Chonicity management is the greatest challenge that the Spanish national health system faces, having to invest 80% of health expenditure to deal with this problem. Complex chronic patients (CCPs) are those patients in which several chronic pathologies coexist with frequent decompensation and high risk of functional loss. CCPs represent between 3-5% of the Spanish population and consume a high percentage of the resources. Objective: To describe the level of dependence and cognitive impairment experienced by chronic complex patients in the urban area of Santander (Cantabria) and Palma (Balearic Islands). Methods: A multicenter, cross-sectional study involving over 18-year-old CCPs located at 3-4 level of the risk pyramid in the care model to chronicity. They are located in the urban area of Primary Care in Santander (Cantabria) and Palma (Balearic Islands). Barthel Index was used to assess dependence and cognitive deterioration was assessed through the Pfeiffer test. Results: 20 Health Centers from Santander (n = 2885) and 16 from Palma (n = 1631) participated in the study. The average age of the selected chronic patients was 77 years (SD = 12.3). 27.4% presented moderate, severe or total dependence and 23.6% moderate or significant cognitive impairment. A linear relationship was observed between the scores in the Pfeiffer test and the Barthel index (r=-0.47, p <0.001). The hospital admission rate correlated with the score in the Pfeiffer test (r = 0.2, p <0.001) and in the Barthel index (r = -0.19, p <0.001). Conclusions: Age, dependency level, cognitive deterioration and hospital admission rate are intimately related in complex chronic patients. Therefore, it is important to continue promoting care models aimed at reducing dependency.

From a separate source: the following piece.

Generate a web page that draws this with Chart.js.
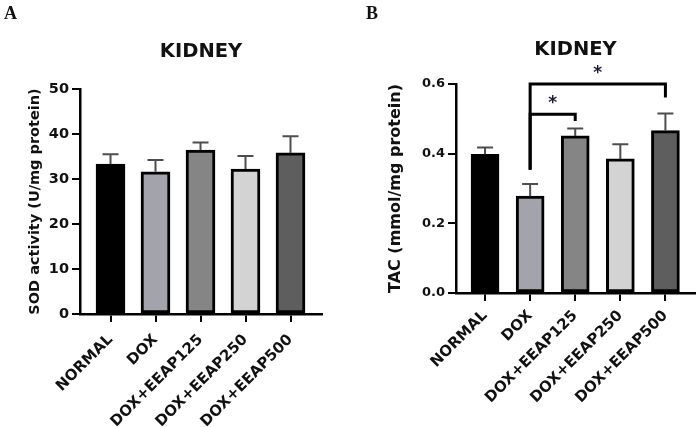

Abstract 2: A systematic review and meta-analysis of nursing interventions in patients with chronic diseases
Nurses often perform interventions aimed at improving the health-related quality of life (HRQOL) in patients with chronic diseases. However, the amount of information generated, sometimes contradictory, makes it difficult to interpret the results. This systematic review allows empirical evidence to be summarized. Thus, the purpose of this study is to determine, through a systematic review and a meta-analysis, the characteristics of the nursing interventions, performed in people/patients over 18 years old with chronic diseases, which involve an improvement in their HRQOL. A literature search was performed in six electronic databases (Pubmed, Scopus, WOS, CINAHL, Web of Science and Cochran) from September until December 2017. Also, bibliographies of relevant papers and publications were hand searched. Study Selection: Randomized controlled trials (RCTs) and cluster-RCTs, with at least two groups of patients in which a nurse was involved. Data Extraction and Synthesis: Two authors independently reviewed studies for inclusion, extracted data, and assessed study quality with discrepancies being solved through discussion. In the meta-analysis, Effect Sizes (ESs) were calculated for each outcome by calculating the standardized mean change for each sample. Findings: This systematic review synthesizes data from 38 studies, published between 2003 and 2015, that provided a sample of 6480 people with a mean age of 68.4 years (SD = 8.7). In 60.6% of the interventions a single component was used, being education the one most commonly used. 72.5% of the interventions were not based on a theory. The duration of the interventions ranged from 4-104 weeks, with a mean of 12 sessions and 54.2 minutes/session. SF-36 questionnaire was the most often used to evaluate HRQOL. After the intervention, most of the studies showed a slight HRQOL improvement (ES = 0.1) in the intervention group. Conclusions: Nurses interventions had a little, but significant beneficial effect on HRQOL.